Takhini North set to balloon in size, residents wary

Takhini North residents have had enough. After participating in a six-month planning process that could see lot development in the subdivision grow…

Takhini North residents have had enough.

After participating in a six-month planning process that could see lot development in the subdivision grow to 277 units from 82, residents are balking at a city pitch for still more lots.

The city has suggested putting more lots in the area to balance its development costs. Under the existing plan, the city expects to lose $1.5 million.

When that plan was presented earlier this week, it looked as if residents were willing to accept the addition of 195 units in the neighbourhood, said Mark O’Brien, president of the Takhini North Community Association.

But, when officials said the conclusion of the charette was just the beginning of development talks — that it must be expanded to cut the city’s losses — residents lost confidence in the city plan, he said.

“The plan that was presented was pretty true to what came out of the charrette, and that’s what the residents are willing to get behind, it seems, which is actually quite a high density to begin with,” said O’Brien.

“To put in this high density, I think we’re reaching a critical mass in terms of what this neighbourhood can support and that’s definitely what the residents are feeling.”

Residents would like to see the city explore options, such as applying for territorial and/or federal funding, or dipping into city reserves, he said.

The three-phase plan was presented at the conclusion of the Takhini North charrette at the Mt. McIntyre Recreation Centre Wednesday night by city consultant Kobayashi and Zedda Architects Ltd.

The first phase suggests a mixture of single-family homes, duplexes and a large multi-family plot in the green area to the northeast of the existing 41-duplex neighbourhood. It is expected to make $400,000, according to the city.

Phase two is a mixture of duplexes and smaller multi-family lots near the broomball court to the east of existing homes. It is expected to loose $600,000.

Phase three consists of adding a few duplexes to the existing neighbourhood and overhauling the decrepit water and sewer system that was built in the 1940s.

Phase three, which includes more than $2 million in funding from the Municipal Rural Infrastructure Fund, is expected to loose $1.3 million, according to the city.

The Municipal Rural Infrastructure Fund is a one-third federal, one-third municipal and one-third territorial funding program for infrastructure projects.

Residents were presented a variety of options, including more units, because the project cannot lose money, said Mike Gau, city planning manager.

The residents’ plan would earn the city $12 million in revenue and cost them $13.5 million to build, a prospect that is not feasible for city hall, he said.

“Phase two falls short on cost recovery and that’s all the infill and phase one makes a little bit of profit and they nearly balance out.

“It’s phase three, the existing residences plus the additional five units, that falls substantially short.

“What we need to do, and council says, is we need to balance this. We can’t lose money on this.”

Residents were presented with a number of options to build on their charrette vision, according to the Power Point presentation delivered by city planners.

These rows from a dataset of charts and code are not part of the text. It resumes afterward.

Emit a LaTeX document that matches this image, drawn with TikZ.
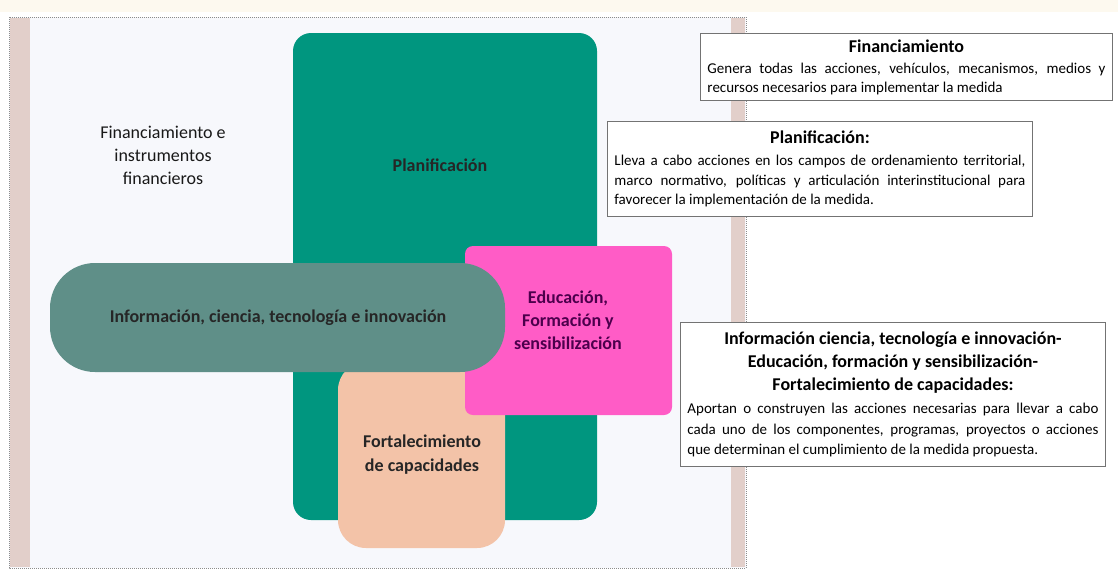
\documentclass[tikz,border=0pt]{standalone}
\usepackage{fontspec}
\setmainfont{Carlito}
\usepackage{tikz}
\usetikzlibrary{positioning}
\definecolor{PlanTeal}{HTML}{00967F}
\definecolor{InfoGray}{HTML}{5F8F88}
\definecolor{EduPink}{HTML}{FF5CC6}
\definecolor{FortPeach}{HTML}{F3C3A8}
\definecolor{FrameFill}{HTML}{F7F8FC}
\definecolor{FrameStrip}{HTML}{E2CFCA}
\definecolor{TopCream}{HTML}{FDF9EF}
\newcommand{\boxtitle}[1]{{\centering\fontsize{18}{23}\selectfont\bfseries #1\par}\vspace{3pt}}

\begin{document}
\begin{tikzpicture}[x=1pt,y=-1pt,
  every node/.style={font=\fontsize{18}{23}\selectfont, align=center, inner sep=0pt},
  label/.style={font=\fontsize{18}{23}\selectfont\bfseries, text=black!85},
  infobox/.style={draw=black!55, line width=0.9pt, fill=white, anchor=north west,
    align=justify, inner xsep=7pt, inner ysep=9pt,
    execute at begin node={\hyphenpenalty=10000},
    font=\fontsize{15}{20}\selectfont}]
  \useasboundingbox[fill=white] (0,0) rectangle (1118,573);
  \fill[TopCream] (0,0) rectangle (1118,12);
  % frame of the diagram
  \draw[black!45, densely dotted, fill=FrameFill, line width=1pt] (9,17) rectangle (746,568);
  \foreach \xa/\xb in {10/30,731/745}
    \fill[FrameStrip] (\xa,18) rectangle (\xb,567);
  % components
  \fill[PlanTeal, rounded corners=18pt] (293,33) rectangle (597,520);
  \fill[FortPeach, rounded corners=28pt] (338,362) rectangle (505,548);
  \fill[EduPink, rounded corners=8pt] (465,246) rectangle (672,415);
  \fill[InfoGray, rounded corners=45pt] (50,263) rectangle (505,372);
  \node[text=black!90] (fin) at (163,155) {Financiamiento e\\instrumentos\\financieros};
  \node[label] (plan) at (440,165) {Planificación};
  \node[label] (info) at (278,318) {Información, ciencia, tecnología e innovación};
  \node[label, text=violet!60!black] (edu) at (568,320) {Educación,\\Formación y\\sensibilización};
  \node[label, font=\fontsize{18}{24}\selectfont\bfseries] (fort) at (422,455) {Fortalecimiento\\de capacidades};
  % descriptions
  \node[infobox, text width=398pt, inner ysep=6pt, font=\fontsize{15}{18.5}\selectfont] (finbox) at (700,33)
    {\boxtitle{Financiamiento}
     Genera todas las acciones, vehículos, mecanismos, medios y\linebreak
     recursos necesarios para implementar la medida};
  \node[infobox, text width=411pt, font=\fontsize{15}{19.5}\selectfont] (planbox) at (607,121)
    {\boxtitle{Planificación:}
     Lleva a cabo acciones en los campos de ordenamiento territorial,\linebreak
     marco normativo, políticas y articulación interinstitucional para\linebreak
     favorecer la implementación de la medida.};
  \node[infobox, text width=411pt, font=\fontsize{15}{20.5}\selectfont] (infobox) at (680,322)
    {\boxtitle{Información ciencia, tecnología e innovación-\\
      Educación, formación y sensibilización-\\ Fortalecimiento de capacidades:}
     Aportan o construyen las acciones necesarias para llevar a cabo\linebreak
     cada uno de los componentes, programas, proyectos o acciones\linebreak
     que determinan el cumplimiento de la medida propuesta.};
\end{tikzpicture}
\end{document}
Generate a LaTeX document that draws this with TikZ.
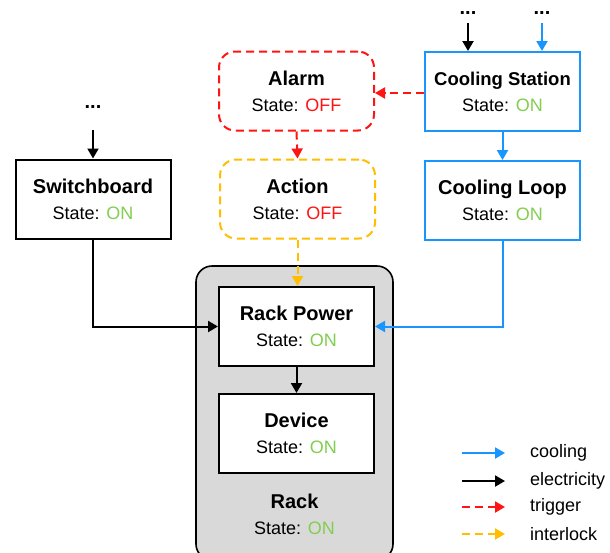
\documentclass[tikz,border=0pt]{standalone}
\usepackage{fontspec}
\setmainfont{Liberation Sans}
\usetikzlibrary{arrows.meta}
\definecolor{cblue}{RGB}{24,150,255}
\definecolor{cred}{RGB}{255,20,20}
\definecolor{corange}{RGB}{255,191,0}
\definecolor{cgreen}{RGB}{130,206,80}
\definecolor{cgray}{RGB}{217,217,217}
\newcommand{\onstate}{State: \textcolor{cgreen}{ON}}
\newcommand{\offstate}{State: \textcolor{cred}{OFF}}
\newcommand{\ttl}[2][20]{{\fontsize{#1}{26}\selectfont\bfseries #2}}
\begin{document}
\begin{tikzpicture}[x=1pt,y=-1pt,
  box/.style={draw, line width=2pt, fill=white, minimum width=155pt, minimum height=79pt,
    align=center, inner sep=0pt, font=\fontsize{18}{26}\selectfont},
  dbox/.style={box, rounded corners=16pt, dash pattern=on 8pt off 5pt},
  conn/.style={line width=2pt, -{Triangle[length=10pt,width=11pt]}},
  elec/.style={conn, black},
  cool/.style={conn, cblue},
  trig/.style={conn, cred, dash pattern=on 8pt off 5pt},
  ilock/.style={conn, corange, dash pattern=on 8pt off 5pt},
  txt/.style={font=\fontsize{18}{26}\selectfont, inner sep=0pt},
  dots/.style={font=\fontsize{20}{20}\selectfont\bfseries, inner sep=0pt, anchor=base}
]
\useasboundingbox (0,0) rectangle (610,552);

% rack container
\draw[line width=1.6pt, fill=cgray, rounded corners=16pt] (196,266) rectangle (393,560);
\node[txt, align=center] (racklabel) at (294.5,514) {\ttl{Rack}\\\onstate};

% boxes
\node[box, draw=cblue] (cs) at (502.5,91.5) {\ttl[18.5]{Cooling Station}\\\onstate};
\node[box, draw=cblue] (cl) at (502.5,200.5) {\ttl{Cooling Loop}\\\onstate};
\node[dbox, draw=cred] (alarm) at (296.5,91) {\ttl{Alarm}\\\offstate};
\node[dbox, draw=corange] (action) at (297.5,199) {\ttl{Action}\\\offstate};
\node[box] (sw) at (93,199) {\ttl{Switchboard}\\\onstate};
\node[box] (rp) at (296.5,326.5) {\ttl{Rack Power}\\\onstate};
\node[box] (dev) at (296.5,433.5) {\ttl{Device}\\\onstate};

% dots and inputs
\node[dots] (d1) at (468,14) {...};
\node[dots] (d2) at (542,14) {...};
\node[dots] (d3) at (93,108) {...};
\coordinate (i1) at (468,23);
\coordinate (i2) at (542,23);
\coordinate (i3) at (93,130);
\draw[elec] (i1) -- (i1 |- cs.north);
\draw[cool] (i2) -- (i2 |- cs.north);
\draw[elec] (i3) -- (sw.north);

% connectors
\draw[trig] (cs.west |- 0,93) -- (alarm.east |- 0,93);
\draw[trig] (alarm.south) -- (action.north);
\draw[ilock] (action.south) -- (action.south |- rp.north);
\draw[cool] (cs.south) -- (cl.north);
\draw[cool] (cl.south) |- (rp.east);
\draw[elec] (sw.south) |- (rp.west);
\draw[elec] (rp.south) -- (dev.north);

% legend
\coordinate (l1a) at (462,453); \coordinate (l1b) at (505,453);
\coordinate (l2a) at (462,481); \coordinate (l2b) at (505,481);
\coordinate (l3a) at (462,507); \coordinate (l3b) at (505,507);
\coordinate (l4a) at (462,534); \coordinate (l4b) at (505,534);
\draw[cool] (l1a) -- (l1b);
\draw[elec] (l2a) -- (l2b);
\draw[trig] (l3a) -- (l3b);
\draw[ilock] (l4a) -- (l4b);
\node[txt, anchor=west] (t1) at (530,453) {cooling};
\node[txt, anchor=west] (t2) at (530,481) {electricity};
\node[txt, anchor=west] (t3) at (530,507) {trigger};
\node[txt, anchor=west] (t4) at (530,534) {interlock};
\end{tikzpicture}
\end{document}
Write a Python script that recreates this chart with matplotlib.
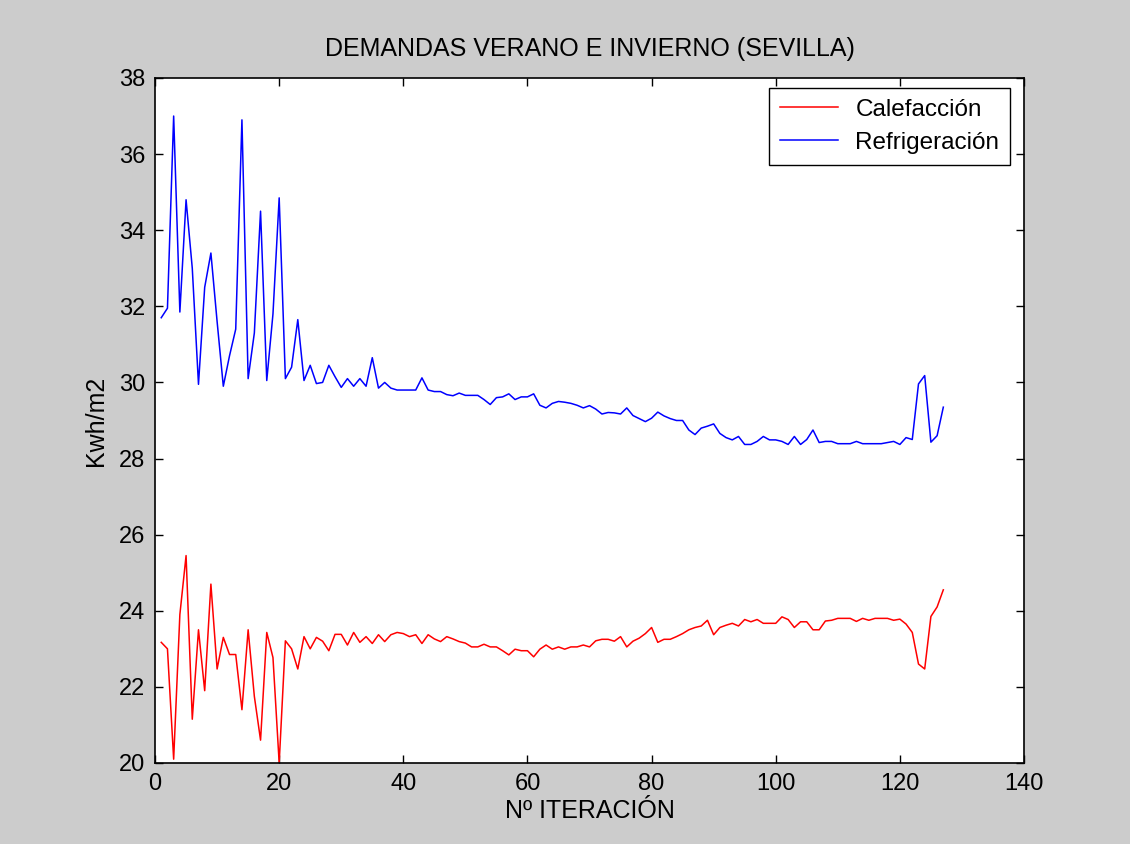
import matplotlib
matplotlib.use("Agg")
import matplotlib.pyplot as plt
import numpy as np

plt.rcParams['font.family'] = ['Liberation Sans', 'DejaVu Sans']

# demanda por iteración (kWh/m2)
calefaccion = [
    23.17, 23.0, 20.1, 23.9, 25.45, 21.15, 23.5, 21.9, 24.7, 22.47,
    23.3, 22.85, 22.85, 21.4, 23.5, 21.75, 20.6, 23.43, 22.77, 20.0,
    23.21, 23.0, 22.47, 23.32, 23.0, 23.3, 23.2, 22.95, 23.38, 23.38,
    23.1, 23.43, 23.17, 23.32, 23.14, 23.37, 23.19, 23.37, 23.43, 23.4,
    23.32, 23.37, 23.14, 23.37, 23.26, 23.19, 23.32, 23.26, 23.19, 23.15,
    23.05, 23.05, 23.12, 23.05, 23.05, 22.95, 22.84, 22.99, 22.95, 22.95,
    22.79, 22.99, 23.1, 22.99, 23.05, 22.99, 23.05, 23.05, 23.1, 23.05,
    23.21, 23.25, 23.25, 23.2, 23.32, 23.05, 23.2, 23.28, 23.4, 23.56,
    23.17, 23.25, 23.25, 23.32, 23.4, 23.5, 23.56, 23.6, 23.75, 23.37,
    23.56, 23.62, 23.67, 23.6, 23.77, 23.71, 23.77, 23.67, 23.67, 23.67,
    23.84, 23.77, 23.56, 23.71, 23.71, 23.5, 23.5, 23.73, 23.75, 23.8,
    23.8, 23.8, 23.72, 23.8, 23.75, 23.8, 23.8, 23.8, 23.75, 23.78,
    23.65, 23.43, 22.6, 22.47, 23.85, 24.1, 24.55,
]
refrigeracion = [
    31.7, 31.95, 37.0, 31.85, 34.8, 33.0, 29.95, 32.5, 33.4, 31.6,
    29.9, 30.7, 31.4, 36.9, 30.1, 31.3, 34.5, 30.05, 31.8, 34.85,
    30.1, 30.4, 31.65, 30.05, 30.45, 29.97, 30.0, 30.45, 30.15, 29.87,
    30.1, 29.9, 30.1, 29.9, 30.65, 29.85, 30.0, 29.85, 29.8, 29.8,
    29.8, 29.8, 30.12, 29.8, 29.76, 29.76, 29.68, 29.65, 29.72, 29.66,
    29.66, 29.66, 29.55, 29.42, 29.6, 29.62, 29.7, 29.55, 29.62, 29.62,
    29.7, 29.4, 29.33, 29.45, 29.5, 29.48, 29.45, 29.4, 29.33, 29.39,
    29.3, 29.17, 29.21, 29.2, 29.17, 29.33, 29.13, 29.05, 28.97, 29.06,
    29.22, 29.12, 29.05, 29.0, 29.0, 28.75, 28.63, 28.8, 28.85, 28.91,
    28.66, 28.55, 28.49, 28.58, 28.37, 28.37, 28.45, 28.58, 28.49, 28.49,
    28.45, 28.37, 28.58, 28.37, 28.5, 28.75, 28.42, 28.45, 28.45, 28.39,
    28.39, 28.39, 28.45, 28.39, 28.39, 28.39, 28.39, 28.42, 28.45, 28.37,
    28.55, 28.5, 29.96, 30.18, 28.43, 28.6, 29.35,
]
iteracion = np.arange(1, len(calefaccion) + 1)

xticks = [0, 20, 40, 60, 80, 100, 120, 140]
yticks = [20, 22, 24, 26, 28, 30, 32, 34, 36, 38]

fig = plt.figure(figsize=(11.3, 8.44), dpi=100, facecolor='#cccccc')
ax = fig.add_axes([0.1372, 0.096, 0.7690, 0.8116])
ax.set_facecolor('white')

ax.plot(iteracion, calefaccion, color='#ff0000', lw=1.1, label='Calefacción')
ax.plot(iteracion, refrigeracion, color='#0000ff', lw=1.1, label='Refrigeración')

ax.set_xlim(0, 140)
ax.set_ylim(20, 38)
ax.set_xticks(xticks)
ax.set_yticks(yticks)
ax.tick_params(direction='in', length=6, width=1, labelsize=17,
               top=True, right=True, pad=7)
for sp in ax.spines.values():
    sp.set_linewidth(1.2)

ax.set_title('DEMANDAS VERANO E INVIERNO (SEVILLA)', fontsize=18, pad=16)
ax.set_xlabel('Nº ITERACIÓN', fontsize=18, labelpad=3)
ax.set_ylabel('Kwh/m2', fontsize=18, labelpad=8)

# legend box in the upper right corner, MATLAB style
leg = ax.legend(loc='upper right', bbox_to_anchor=(0.894, 0.896),
                bbox_transform=fig.transFigure, borderaxespad=0,
                fontsize=17.5, fancybox=False, edgecolor='black',
                framealpha=1, handlelength=2.4, handletextpad=0.7,
                borderpad=0.45, labelspacing=0.45)
leg.get_frame().set_linewidth(1.0)

fig.savefig('out.png', dpi=100, facecolor=fig.get_facecolor())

Option one is to increase the selling price of lots currently pegged at $70,000 for a single-family, $100,000 for a duplex, $160,000 for a four-plex, and $210,000 for a six-plex lot.

Option two proposes changing the services provided to multi-family lots to one service per lot, as opposed to one service per unit, which is estimated to save $500,000.

Option three would move new units as close to existing and new infrastructure as possible to save money.

Option four would alter the type of housing in the plan in an attempt to increase revenue.

Option five suggests adding more units in different areas of the development.

Option six is an application for more funding, according to the city.

An appraiser will be hired to assess the potential lots. The solution will probably involve a combination of options, said Gau.

The requirements for 100 per cent cost recovery on development in Takhini North is unanimously supported by council, said Mayor Bev Buckway on Thursday.

“We want to make sure when we develop an area that people from other areas of town aren’t paying for it.

“It’s pretty clear that council gave the direction of what we want to see, and council is united on that,” she said.

The city is looking to follow a sustainable path, which includes infilling existing neighbourhoods to avoid cutting into green areas, and will continue to follow that path in the face of opposition, said Buckway.

“We know with any new concept, it takes time for acceptance.

“There’s always going to be some opposition.”

The three-phase development of Takhini North represents the first time the city has planned, developed and sold lots, said city manager Dennis Shewfelt.

“To the best of my knowledge, the city has never undertaken land development of this nature — it’s always been done in participation with the territorial government,” he said last week.

“We did participate as a contributor to land in Takhini West, but we did not undertake the whole project, which was done by Public Works Canada.”

The staged approach is being used because the city needs to sell the lots as quickly as possible — it lacks the money to fund development and hold onto the lots for a long period of time, said Shewfelt.

“Municipal governments are not risk takers.”